— BEGIN —

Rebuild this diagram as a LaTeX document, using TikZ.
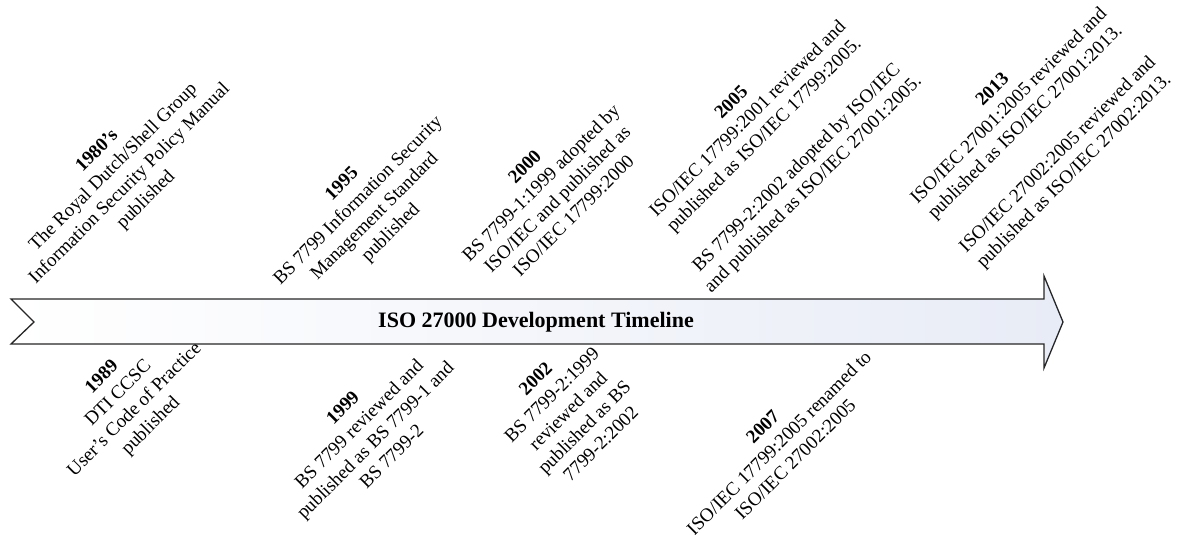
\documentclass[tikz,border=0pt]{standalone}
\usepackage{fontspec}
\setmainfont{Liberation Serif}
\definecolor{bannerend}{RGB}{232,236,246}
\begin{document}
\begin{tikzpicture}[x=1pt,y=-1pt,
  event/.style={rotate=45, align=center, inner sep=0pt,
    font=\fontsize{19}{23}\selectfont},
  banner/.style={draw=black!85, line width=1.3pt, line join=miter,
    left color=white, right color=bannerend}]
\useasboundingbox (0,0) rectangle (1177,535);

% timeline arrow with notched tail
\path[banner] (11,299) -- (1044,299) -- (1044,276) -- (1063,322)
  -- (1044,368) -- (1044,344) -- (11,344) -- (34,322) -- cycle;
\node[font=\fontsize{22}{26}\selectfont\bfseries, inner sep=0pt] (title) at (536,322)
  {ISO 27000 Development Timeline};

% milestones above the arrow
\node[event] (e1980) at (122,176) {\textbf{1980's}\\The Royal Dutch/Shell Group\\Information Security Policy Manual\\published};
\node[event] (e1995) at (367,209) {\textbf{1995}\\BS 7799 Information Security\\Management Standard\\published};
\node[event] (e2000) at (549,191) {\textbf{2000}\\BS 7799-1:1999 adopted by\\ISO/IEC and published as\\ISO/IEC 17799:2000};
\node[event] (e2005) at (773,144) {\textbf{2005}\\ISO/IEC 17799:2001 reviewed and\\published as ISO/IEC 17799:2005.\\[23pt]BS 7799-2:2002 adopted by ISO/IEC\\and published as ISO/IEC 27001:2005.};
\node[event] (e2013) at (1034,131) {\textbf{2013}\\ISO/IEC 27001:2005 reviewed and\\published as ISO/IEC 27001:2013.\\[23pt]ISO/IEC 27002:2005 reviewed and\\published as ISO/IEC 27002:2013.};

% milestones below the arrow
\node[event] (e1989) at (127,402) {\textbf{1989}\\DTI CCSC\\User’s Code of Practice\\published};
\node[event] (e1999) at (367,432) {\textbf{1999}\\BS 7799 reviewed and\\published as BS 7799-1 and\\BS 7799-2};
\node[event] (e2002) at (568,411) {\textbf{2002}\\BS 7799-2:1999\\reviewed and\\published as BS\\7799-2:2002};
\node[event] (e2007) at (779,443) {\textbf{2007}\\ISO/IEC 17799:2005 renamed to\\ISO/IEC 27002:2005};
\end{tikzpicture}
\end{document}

— END —
— BEGIN —

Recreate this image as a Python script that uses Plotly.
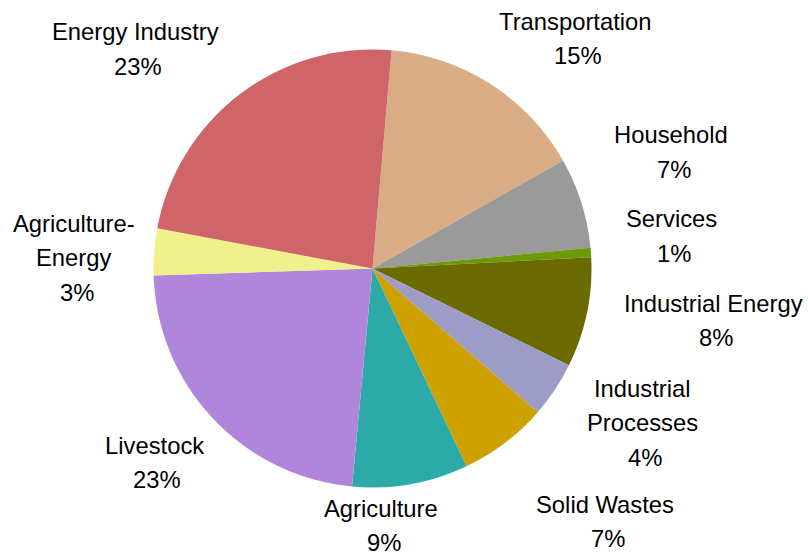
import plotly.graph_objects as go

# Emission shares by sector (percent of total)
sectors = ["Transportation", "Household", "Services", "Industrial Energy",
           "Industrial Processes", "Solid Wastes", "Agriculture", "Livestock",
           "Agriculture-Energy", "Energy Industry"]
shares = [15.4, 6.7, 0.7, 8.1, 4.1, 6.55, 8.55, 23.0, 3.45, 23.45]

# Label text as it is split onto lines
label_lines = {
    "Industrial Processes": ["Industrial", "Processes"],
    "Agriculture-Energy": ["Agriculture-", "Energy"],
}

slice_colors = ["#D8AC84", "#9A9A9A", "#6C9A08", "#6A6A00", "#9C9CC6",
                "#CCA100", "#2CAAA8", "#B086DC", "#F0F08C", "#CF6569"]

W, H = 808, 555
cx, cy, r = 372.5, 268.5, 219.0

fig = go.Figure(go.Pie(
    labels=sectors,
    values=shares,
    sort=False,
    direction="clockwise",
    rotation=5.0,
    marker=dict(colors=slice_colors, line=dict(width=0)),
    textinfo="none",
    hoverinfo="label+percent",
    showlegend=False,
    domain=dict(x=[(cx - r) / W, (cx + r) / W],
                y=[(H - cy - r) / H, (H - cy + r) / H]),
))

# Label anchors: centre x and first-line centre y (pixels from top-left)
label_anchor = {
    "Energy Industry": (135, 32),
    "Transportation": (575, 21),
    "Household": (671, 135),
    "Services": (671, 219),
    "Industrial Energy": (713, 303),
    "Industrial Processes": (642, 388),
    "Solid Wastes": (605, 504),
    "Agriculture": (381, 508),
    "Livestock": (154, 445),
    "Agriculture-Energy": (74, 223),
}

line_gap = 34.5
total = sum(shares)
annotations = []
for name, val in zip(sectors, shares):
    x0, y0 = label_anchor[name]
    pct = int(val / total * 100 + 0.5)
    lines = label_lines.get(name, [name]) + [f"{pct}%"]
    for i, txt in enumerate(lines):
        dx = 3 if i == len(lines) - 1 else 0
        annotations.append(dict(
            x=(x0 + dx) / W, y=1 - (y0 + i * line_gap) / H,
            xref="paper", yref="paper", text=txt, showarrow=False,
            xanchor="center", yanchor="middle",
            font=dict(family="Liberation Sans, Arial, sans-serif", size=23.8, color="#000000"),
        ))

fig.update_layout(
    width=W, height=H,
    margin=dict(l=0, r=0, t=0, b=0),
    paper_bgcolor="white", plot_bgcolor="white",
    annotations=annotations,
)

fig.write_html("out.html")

— END —

*Prompt*
In the listing above, find the line with "Rebuild this diagram" and the line with "(e2013) at (1034,131)". Copy both of them and every line between, exactly, but not the pictures.

*Exercise response*
Rebuild this diagram as a LaTeX document, using TikZ.
\documentclass[tikz,border=0pt]{standalone}
\usepackage{fontspec}
\setmainfont{Liberation Serif}
\definecolor{bannerend}{RGB}{232,236,246}
\begin{document}
\begin{tikzpicture}[x=1pt,y=-1pt,
  event/.style={rotate=45, align=center, inner sep=0pt,
    font=\fontsize{19}{23}\selectfont},
  banner/.style={draw=black!85, line width=1.3pt, line join=miter,
    left color=white, right color=bannerend}]
\useasboundingbox (0,0) rectangle (1177,535);

% timeline arrow with notched tail
\path[banner] (11,299) -- (1044,299) -- (1044,276) -- (1063,322)
  -- (1044,368) -- (1044,344) -- (11,344) -- (34,322) -- cycle;
\node[font=\fontsize{22}{26}\selectfont\bfseries, inner sep=0pt] (title) at (536,322)
  {ISO 27000 Development Timeline};

% milestones above the arrow
\node[event] (e1980) at (122,176) {\textbf{1980's}\\The Royal Dutch/Shell Group\\Information Security Policy Manual\\published};
\node[event] (e1995) at (367,209) {\textbf{1995}\\BS 7799 Information Security\\Management Standard\\published};
\node[event] (e2000) at (549,191) {\textbf{2000}\\BS 7799-1:1999 adopted by\\ISO/IEC and published as\\ISO/IEC 17799:2000};
\node[event] (e2005) at (773,144) {\textbf{2005}\\ISO/IEC 17799:2001 reviewed and\\published as ISO/IEC 17799:2005.\\[23pt]BS 7799-2:2002 adopted by ISO/IEC\\and published as ISO/IEC 27001:2005.};
\node[event] (e2013) at (1034,131) {\textbf{2013}\\ISO/IEC 27001:2005 reviewed and\\published as ISO/IEC 27001:2013.\\[23pt]ISO/IEC 27002:2005 reviewed and\\published as ISO/IEC 27002:2013.};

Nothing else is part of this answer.